Western Arizona has been inundated with change, as cities and towns along the Colorado River grow with increasing tourism and retirement dollars. An influx of new money has brought power recreational users, such as ORV riders and personal watercraft enthusiasts, to previously mellow desert towns like Parker, Topock, and Hope. Many residents are struggling to hold on to a slower pace of life, which includes preserving open space in the face of development pressures that can alter community history on the land.

But residents of western Arizona are ideally situated to embrace a proposal put forth by the Arizona Wilderness Coalition that could provide lasting safeguards for western Arizona heritage and its desert grandeur—a pitch for more than 180,000 acres of Wilderness, including spectacular areas on Crossman Peak, the Buckskin Mountains, Planet Peak, and Mohave Wash.

The population of western Arizona has nearly doubled since these lands were studied as part of the Bureau of Land Management (BLM) Wilderness Inventory submitted for the Arizona Desert Wilderness Act of 1990.

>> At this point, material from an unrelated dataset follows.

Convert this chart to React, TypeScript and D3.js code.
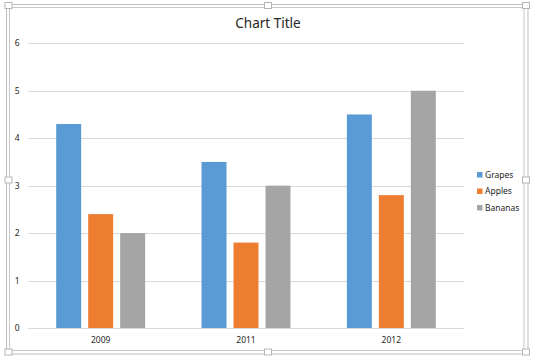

Lake Havasu from Crossman Peak. Photo by Jay Krienitz.
Lake Havasu, as seen from Crossman Peak.
Photo by Jay Krienitz.

The Coalition has evaluated these public lands—currently managed by the BLM Lake Havasu Field Office—and found that they contain outstanding wilderness characteristics. AWC has entered into the BLM’s public participation process for Lake Havasu to provide a wilderness alternative within the public land use decision-making process.

Inventory volunteers. Photo by Jay Krienitz.
Inventory volunteers assist AWC in the Harcuvar Mountains.
Photo by Jay Krienitz.

“The fact is, these lands are Wilderness already,” says AWC Western Deserts Regional Coordinator Jay Krienitz. “We are simply trying to give them the protection that will help preserve the way of life that has always existed out here. People who ride responsibly will see that favorite ORV areas and accessible wilderness vistas are still available to the local population.”

In assessing the variety of areas now part of the AWC proposal, Krienitz and his team of wilderness inventory volunteers documented that the most physical impacts to the land were near or just outside of towns. This suggests that boundaries for recreational uses need to be put in place to prevent further off-road damage to the fragile desert ecosystems that surround towns like Parker, Kingman, and Lake Havasu City.

Off-raod vehicle damage. Photo by Jay Krienitz.
Off-road vehicle use can severely damage desert ecosystems. Photo by Jay Krienitz.

Parker, for example, holds a large off-road vehicle event—the Parker 400—in an area between two already-designated wilderness areas, the Gibraltar Mountains Wilderness and East Cactus Plain Wilderness, the southern boundary near the Swansea Wilderness, and north of Planet Peak proposed area. After-race partying often results in new trails and illegal corridors where ORV riders have camped and spent the day.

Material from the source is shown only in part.